Data shown.
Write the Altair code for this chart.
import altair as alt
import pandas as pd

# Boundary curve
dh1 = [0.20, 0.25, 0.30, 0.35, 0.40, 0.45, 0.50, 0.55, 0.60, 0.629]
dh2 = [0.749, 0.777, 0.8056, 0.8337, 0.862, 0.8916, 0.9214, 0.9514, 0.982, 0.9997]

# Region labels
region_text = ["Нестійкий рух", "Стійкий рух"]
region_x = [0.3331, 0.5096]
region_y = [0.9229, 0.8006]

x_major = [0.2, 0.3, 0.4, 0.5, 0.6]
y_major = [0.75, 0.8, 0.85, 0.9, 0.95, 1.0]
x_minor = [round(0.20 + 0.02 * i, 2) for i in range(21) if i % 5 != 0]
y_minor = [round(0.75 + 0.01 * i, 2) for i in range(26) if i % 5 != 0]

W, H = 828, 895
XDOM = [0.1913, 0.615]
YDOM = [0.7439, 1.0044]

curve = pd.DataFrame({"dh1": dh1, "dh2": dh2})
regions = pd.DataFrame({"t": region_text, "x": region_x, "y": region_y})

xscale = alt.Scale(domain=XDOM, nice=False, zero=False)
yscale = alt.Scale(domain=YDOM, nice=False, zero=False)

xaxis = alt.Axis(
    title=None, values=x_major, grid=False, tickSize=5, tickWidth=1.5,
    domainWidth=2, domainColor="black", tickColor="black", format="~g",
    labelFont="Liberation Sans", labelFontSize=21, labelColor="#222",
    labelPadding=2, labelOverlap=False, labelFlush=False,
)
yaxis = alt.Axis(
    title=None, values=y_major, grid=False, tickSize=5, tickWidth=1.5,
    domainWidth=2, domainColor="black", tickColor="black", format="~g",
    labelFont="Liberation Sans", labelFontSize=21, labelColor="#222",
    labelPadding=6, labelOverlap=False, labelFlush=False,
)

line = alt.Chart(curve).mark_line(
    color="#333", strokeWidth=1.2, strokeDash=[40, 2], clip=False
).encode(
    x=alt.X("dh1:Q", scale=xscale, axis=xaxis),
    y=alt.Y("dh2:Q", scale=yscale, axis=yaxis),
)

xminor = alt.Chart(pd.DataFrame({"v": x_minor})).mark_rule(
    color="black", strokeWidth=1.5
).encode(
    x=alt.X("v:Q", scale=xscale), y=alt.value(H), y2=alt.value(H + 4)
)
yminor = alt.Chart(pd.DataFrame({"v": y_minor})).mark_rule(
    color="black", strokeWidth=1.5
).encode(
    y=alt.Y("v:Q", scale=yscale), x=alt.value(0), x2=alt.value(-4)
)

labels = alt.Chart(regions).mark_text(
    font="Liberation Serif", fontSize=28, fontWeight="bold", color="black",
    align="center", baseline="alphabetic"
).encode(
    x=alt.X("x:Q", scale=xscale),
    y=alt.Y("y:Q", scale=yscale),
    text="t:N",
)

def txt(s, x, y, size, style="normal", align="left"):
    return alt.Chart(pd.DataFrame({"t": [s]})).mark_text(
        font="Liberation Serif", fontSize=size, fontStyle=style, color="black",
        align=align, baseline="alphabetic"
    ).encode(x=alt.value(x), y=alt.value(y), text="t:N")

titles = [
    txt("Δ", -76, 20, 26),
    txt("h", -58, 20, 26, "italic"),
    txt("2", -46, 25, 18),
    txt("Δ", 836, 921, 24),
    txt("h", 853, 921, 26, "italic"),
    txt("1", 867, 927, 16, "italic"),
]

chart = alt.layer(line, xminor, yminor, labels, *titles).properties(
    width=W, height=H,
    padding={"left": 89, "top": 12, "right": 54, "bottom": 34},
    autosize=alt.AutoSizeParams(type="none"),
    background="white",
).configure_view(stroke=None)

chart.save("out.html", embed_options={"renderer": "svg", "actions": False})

What is expected. Reproduce every line of the material above exactly.

Solved exercise.
Write the Altair code for this chart.
import altair as alt
import pandas as pd

# Boundary curve
dh1 = [0.20, 0.25, 0.30, 0.35, 0.40, 0.45, 0.50, 0.55, 0.60, 0.629]
dh2 = [0.749, 0.777, 0.8056, 0.8337, 0.862, 0.8916, 0.9214, 0.9514, 0.982, 0.9997]

# Region labels
region_text = ["Нестійкий рух", "Стійкий рух"]
region_x = [0.3331, 0.5096]
region_y = [0.9229, 0.8006]

x_major = [0.2, 0.3, 0.4, 0.5, 0.6]
y_major = [0.75, 0.8, 0.85, 0.9, 0.95, 1.0]
x_minor = [round(0.20 + 0.02 * i, 2) for i in range(21) if i % 5 != 0]
y_minor = [round(0.75 + 0.01 * i, 2) for i in range(26) if i % 5 != 0]

W, H = 828, 895
XDOM = [0.1913, 0.615]
YDOM = [0.7439, 1.0044]

curve = pd.DataFrame({"dh1": dh1, "dh2": dh2})
regions = pd.DataFrame({"t": region_text, "x": region_x, "y": region_y})

xscale = alt.Scale(domain=XDOM, nice=False, zero=False)
yscale = alt.Scale(domain=YDOM, nice=False, zero=False)

xaxis = alt.Axis(
    title=None, values=x_major, grid=False, tickSize=5, tickWidth=1.5,
    domainWidth=2, domainColor="black", tickColor="black", format="~g",
    labelFont="Liberation Sans", labelFontSize=21, labelColor="#222",
    labelPadding=2, labelOverlap=False, labelFlush=False,
)
yaxis = alt.Axis(
    title=None, values=y_major, grid=False, tickSize=5, tickWidth=1.5,
    domainWidth=2, domainColor="black", tickColor="black", format="~g",
    labelFont="Liberation Sans", labelFontSize=21, labelColor="#222",
    labelPadding=6, labelOverlap=False, labelFlush=False,
)

line = alt.Chart(curve).mark_line(
    color="#333", strokeWidth=1.2, strokeDash=[40, 2], clip=False
).encode(
    x=alt.X("dh1:Q", scale=xscale, axis=xaxis),
    y=alt.Y("dh2:Q", scale=yscale, axis=yaxis),
)

xminor = alt.Chart(pd.DataFrame({"v": x_minor})).mark_rule(
    color="black", strokeWidth=1.5
).encode(
    x=alt.X("v:Q", scale=xscale), y=alt.value(H), y2=alt.value(H + 4)
)
yminor = alt.Chart(pd.DataFrame({"v": y_minor})).mark_rule(
    color="black", strokeWidth=1.5
).encode(
    y=alt.Y("v:Q", scale=yscale), x=alt.value(0), x2=alt.value(-4)
)

labels = alt.Chart(regions).mark_text(
    font="Liberation Serif", fontSize=28, fontWeight="bold", color="black",
    align="center", baseline="alphabetic"
).encode(
    x=alt.X("x:Q", scale=xscale),
    y=alt.Y("y:Q", scale=yscale),
    text="t:N",
)

def txt(s, x, y, size, style="normal", align="left"):
    return alt.Chart(pd.DataFrame({"t": [s]})).mark_text(
        font="Liberation Serif", fontSize=size, fontStyle=style, color="black",
        align=align, baseline="alphabetic"
    ).encode(x=alt.value(x), y=alt.value(y), text="t:N")

titles = [
    txt("Δ", -76, 20, 26),
    txt("h", -58, 20, 26, "italic"),
    txt("2", -46, 25, 18),
    txt("Δ", 836, 921, 24),
    txt("h", 853, 921, 26, "italic"),
    txt("1", 867, 927, 16, "italic"),
]

chart = alt.layer(line, xminor, yminor, labels, *titles).properties(
    width=W, height=H,
    padding={"left": 89, "top": 12, "right": 54, "bottom": 34},
    autosize=alt.AutoSizeParams(type="none"),
    background="white",
).configure_view(stroke=None)

chart.save("out.html", embed_options={"renderer": "svg", "actions": False})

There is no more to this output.